Fikirleri Olayları insanları değerlendirirken anlık hareket edilmez. Bugünün yarını var. Neydim ne oldum deme, ne olacam de. Yarın ne olacağımız belli değil. Kapitalist sistem, küresel sömürü düzeni insanları bireyselleştirmenin peşinde. Bu nevi fikirleri kafalara sokarak, medya eliyle yayarak, yani empoze ederek ailenin, yani sistemin temelinin çökmesini amaçlamakta. Niye? Daha iyi sömürebilmek için. Hükmedebilmek için. Köleleştirmek için. Böl parçala yoket. Amaç bu. Yoksa senle ailenle niye uğraşsın ki? Aileyi yıkarsan toplumu yıkarsın. Aileyi parçalarsan devleti parçalarsın. Bunu çok iyi bildiklerinden herşeyiyle aile üzerine oynuyorlar. Kedinin fareyle oynadığı gibi. Biz de aval aval seyrediyoruz sadece.
Çanakkaleyi 13-15 yaşındaki lise talebeleriyle kazandık. 30 ağustosu varımızla yoğumuzla her şeyimizle kazandık. iyi ki vardılar. Sayelerinde yaşıyoruz bugünleri. Selam olsun hepsine. Ruhları şad olsun. Evet önemli bişey olmasaydı ben olmazdım. Seni bilemem, sen olmadan da olur diyosan bence bi mahsuru yok..
Antinatalizmden haberi olmadığı için ciddiye alınmayacak boş beleş bir tiptir.
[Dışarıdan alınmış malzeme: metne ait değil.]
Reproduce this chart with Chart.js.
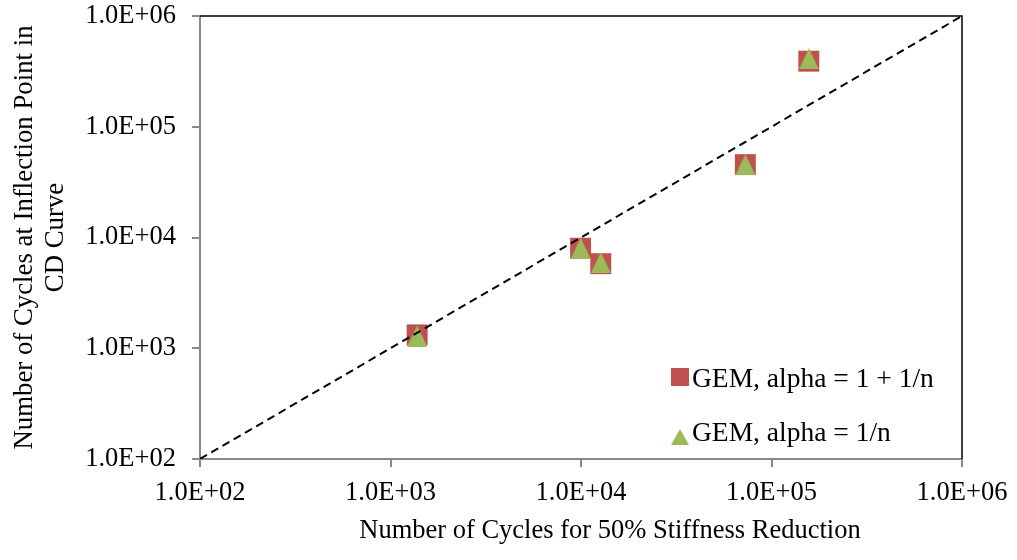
<!DOCTYPE html>
<html>
<head>
<meta charset="utf-8">
<title>Cycles at inflection point vs. cycles for 50% stiffness reduction</title>
<script src="https://cdn.jsdelivr.net/npm/chart.js@4/dist/chart.umd.min.js"></script>
<style>
  html, body { margin: 0; padding: 0; background: #ffffff; }
  #wrap { width: 1017px; height: 560px; }
</style>
</head>
<body>
<div id="wrap"><canvas id="chart" width="1017" height="560"></canvas></div>
<script>
// ---- data ----
const seriesNames = ['GEM, alpha = 1 + 1/n', 'GEM, alpha = 1/n'];
const stiffnessCycles = [1380, 9950, 12700, 72900, 157000];      // N for 50% stiffness reduction
const inflectionAlphaPlus = [1320, 8000, 5800, 45500, 391000];   // alpha = 1 + 1/n
const inflectionAlphaInv = [1290, 8000, 5940, 45500, 411000];    // alpha = 1/n
const equalityLine = [100, 1000000];                              // N = N reference
const tickValues = [1e2, 1e3, 1e4, 1e5, 1e6];
const xTitle = 'Number of Cycles for 50% Stiffness Reduction';
const yTitle = ['Number of Cycles at Inflection Point in', 'CD Curve'];

const FONT = "'Times New Roman', 'Liberation Serif', serif";
const RED = '#C0504D';
const GREEN = '#9BBB59';
const AXIS_GREY = '#898989';

// 1000 -> "1.0E+03"
function sciLabel(v) {
  const [m, e] = Number(v).toExponential(1).split('e');
  const exp = parseInt(e, 10);
  return m + 'E' + (exp < 0 ? '-' : '+') + String(Math.abs(exp)).padStart(2, '0');
}

function toPoints(xs, ys) {
  return xs.map((x, i) => ({ x: x, y: ys[i] }));
}

// Triangle marker whose bounding box is centred on the data point
function triangleMarker(w, h, color) {
  const c = document.createElement('canvas');
  c.width = w;
  c.height = h;
  const g = c.getContext('2d');
  g.fillStyle = color;
  g.beginPath();
  g.moveTo(w / 2, 0);
  g.lineTo(w, h);
  g.lineTo(0, h);
  g.closePath();
  g.fill();
  return c;
}

// Black frame on the top and right sides of the plot area
const plotFrame = {
  id: 'plotFrame',
  beforeDatasetsDraw(chart) {
    const { ctx, chartArea: a } = chart;
    ctx.save();
    ctx.strokeStyle = '#000';
    ctx.lineWidth = 1.5;
    ctx.beginPath();
    ctx.moveTo(a.left, a.top);
    ctx.lineTo(a.right, a.top);
    ctx.lineTo(a.right, a.bottom);
    ctx.stroke();
    ctx.restore();
  }
};

// Horizontal axis caption
const xCaption = {
  id: 'xCaption',
  afterDraw(chart) {
    const { ctx } = chart;
    ctx.save();
    ctx.font = '26.5px ' + FONT;
    ctx.fillStyle = '#000';
    ctx.textAlign = 'center';
    ctx.textBaseline = 'alphabetic';
    ctx.fillText(xTitle, 610, 538);
    ctx.restore();
  }
};

// Legend inside the plot, lower right
const innerLegend = {
  id: 'innerLegend',
  afterDraw(chart) {
    const { ctx } = chart;
    const rows = [
      { ds: chart.data.datasets[1], baseline: 387, cy: 377 },
      { ds: chart.data.datasets[2], baseline: 441, cy: 437 }
    ];
    const mx = 680, tx = 692;
    ctx.save();
    rows.forEach(r => {
      ctx.fillStyle = r.ds.backgroundColor;
      ctx.beginPath();
      if (r.ds.pointStyle === 'rect') {
        ctx.rect(mx - 9, r.cy - 9, 18, 18);
      } else {
        ctx.moveTo(mx, r.cy - 8);
        ctx.lineTo(mx + 9, r.cy + 8);
        ctx.lineTo(mx - 9, r.cy + 8);
        ctx.closePath();
      }
      ctx.fill();
      ctx.font = '27.5px ' + FONT;
      ctx.fillStyle = '#000';
      ctx.textAlign = 'left';
      ctx.textBaseline = 'alphabetic';
      ctx.fillText(r.ds.label, tx, r.baseline);
    });
    ctx.restore();
  }
};

const axisCommon = {
  type: 'logarithmic',
  min: 1e2,
  max: 1e6,
  afterBuildTicks(scale) {
    scale.ticks = tickValues.map(v => ({ value: v }));
  },
  grid: {
    drawOnChartArea: false,
    drawTicks: true,
    tickLength: 8,
    color: AXIS_GREY,
    lineWidth: 2
  },
  border: { display: true, color: AXIS_GREY, width: 2 }
};

new Chart(document.getElementById('chart'), {
  type: 'scatter',
  data: {
    datasets: [
      {
        label: 'N = N',
        type: 'line',
        data: toPoints(equalityLine, equalityLine),
        borderColor: '#000',
        borderWidth: 2,
        borderDash: [8, 5],
        pointRadius: 0,
        fill: false,
        order: 0
      },
      {
        label: seriesNames[0],
        data: toPoints(stiffnessCycles, inflectionAlphaPlus),
        pointStyle: 'rect',
        pointRadius: 14.8,
        backgroundColor: RED,
        borderColor: RED,
        borderWidth: 0,
        order: 2
      },
      {
        label: seriesNames[1],
        data: toPoints(stiffnessCycles, inflectionAlphaInv),
        pointStyle: triangleMarker(20, 21, GREEN),
        pointRadius: 11,
        backgroundColor: GREEN,
        borderColor: GREEN,
        borderWidth: 0,
        order: 1
      }
    ]
  },
  options: {
    responsive: false,
    animation: false,
    devicePixelRatio: 1,
    layout: { padding: { left: 0, right: 55, top: 16, bottom: 0 } },
    plugins: {
      legend: { display: false },
      tooltip: { enabled: false }
    },
    scales: {
      x: Object.assign({}, axisCommon, {
        position: 'bottom',
        afterFit(scale) {
          scale.height = 101;
          scale.paddingLeft = 0;
          scale.paddingRight = 0;
        },
        ticks: {
          callback: sciLabel,
          font: { family: FONT, size: 26.5 },
          color: '#000',
          padding: 10,
          maxRotation: 0,
          autoSkip: false
        }
      }),
      y: Object.assign({}, axisCommon, {
        position: 'left',
        afterFit(scale) {
          scale.width = 200;
          scale.paddingTop = 0;
          scale.paddingBottom = 0;
        },
        ticks: {
          callback: sciLabel,
          font: { family: FONT, size: 26.5 },
          color: '#000',
          padding: 16,
          autoSkip: false
        },
        title: {
          display: true,
          text: yTitle,
          font: { family: FONT, size: 26.8, lineHeight: 1.17 },
          color: '#000',
          padding: { top: 9, bottom: 0 }
        }
      })
    }
  },
  plugins: [plotFrame, xCaption, innerLegend]
});
</script>
</body>
</html>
Zırva gelenekler ve inançlar yüzünden toplum baskısı çığ gibi büyüyor. Psikopat, akılsız oğullarını akrabalar aracılığıyla, evlensin düzelir bu diye diye evlendiriyorlar maalesef. Sonra da toplumdaki it kopuk sayısının ardı arkası kesilmiyor. Sayılar gibi sonsuz bu puştlar. Ülkede 3 milyondan fazla akraba evliliği var ki benim tahminim çok daha fazla olduğu. iq ortalamasının 86 olması bunu kanıtlar nitelikte.
Evlilik ve çocuk yapmak bir başarı değildir. Önemli olan sağlıklı bir evlilik sürdürebilmek ve sağlıklı bir çocuk büyütebilmektir. Bunları gerçekleştirecek akıl ve eğitim de çoğu ailede bulunmamaktadır. Şans eseri sahip olduğu şeylerle övünen dingiller kadar sinir bozucudur bu tip ayrıca. Tamamen kendi içindeki ezikliğini örtme çabası diyebiliriz.